One of McAfee’s chief scientists Raj Samani said the latest intrusions were very similar, albeit even worse, to the malicious software that wrecked computers at Saudi Arabia’s state-run oil company in 2012, dubbed Shamoon.

McAfee drew several connections to the Shamoon attack, which has been linked to Iran, but stopped short of blaming anyone for the attacks, in line with industry practice.

“This campaign was a lot bigger,” Mr Samani said. “Way larger in terms of the amount of work that needed to be done.”

It is a striking claim as the 2012 intrusions against Saudi Aramco and Qatari natural gas company RasGas — data-wiping attacks that wrecked tens of thousands of computers — were among the most serious cyberattacks ever publicly revealed. At the time, the US called it “the most destructive attack that the private sector has seen to date”.

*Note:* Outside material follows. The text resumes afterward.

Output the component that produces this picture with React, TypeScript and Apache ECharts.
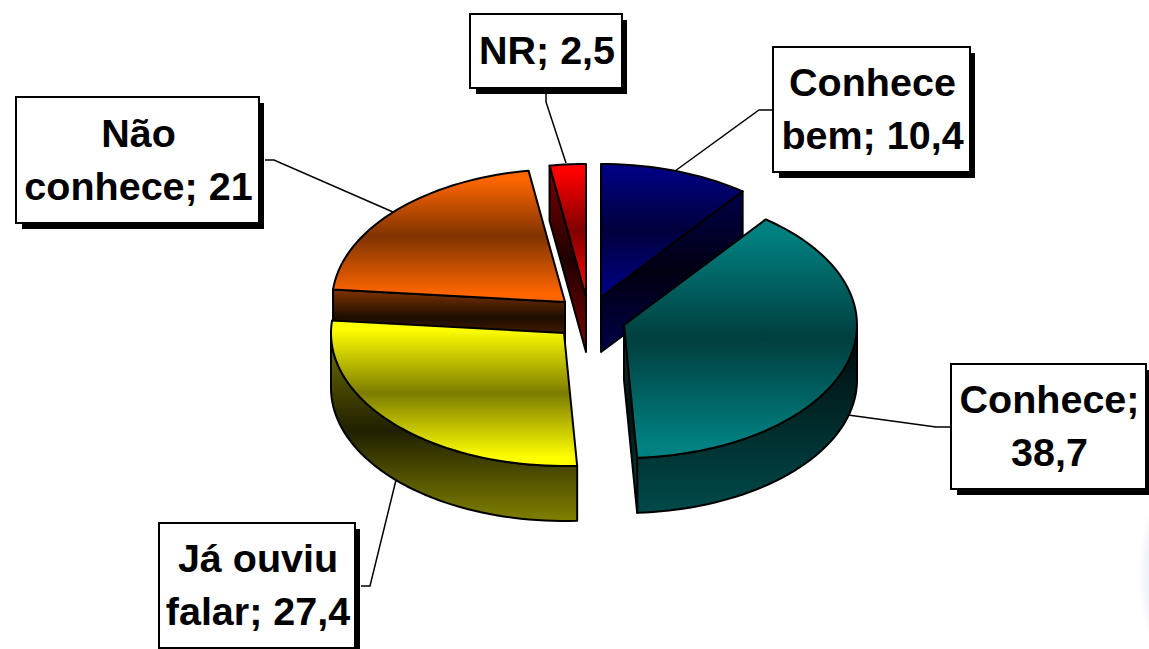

McAfee said in a blog post published Wednesday that it had detected three waves of electronic intrusions aimed at sabotaging organisations across Saudi Arabia starting on November 17.

A second wave hit on November 28. The third wave is ongoing.

Unlike more traditional forms of cyberespionage, which are aimed at stealing information, these intrusions were aimed at causing widespread disruption by wiping data off hard drives.

Echoing research done by others, McAfee said the most recent wave of attacks drew heavily on the malicious code used in the 2012 intrusions.

McAfee also said that some of the code appears to have been borrowed by a previously known hacking group, Rocket Kitten, and used digital infrastructure also employed in a cyberespionage campaign dubbed OilRig. US cybersecurity firms have tied both to Iran, with greater or lesser degrees of certainty.

Saudi officials have given little detail about the intrusions beyond saying that more than a dozen government agencies and companies were affected.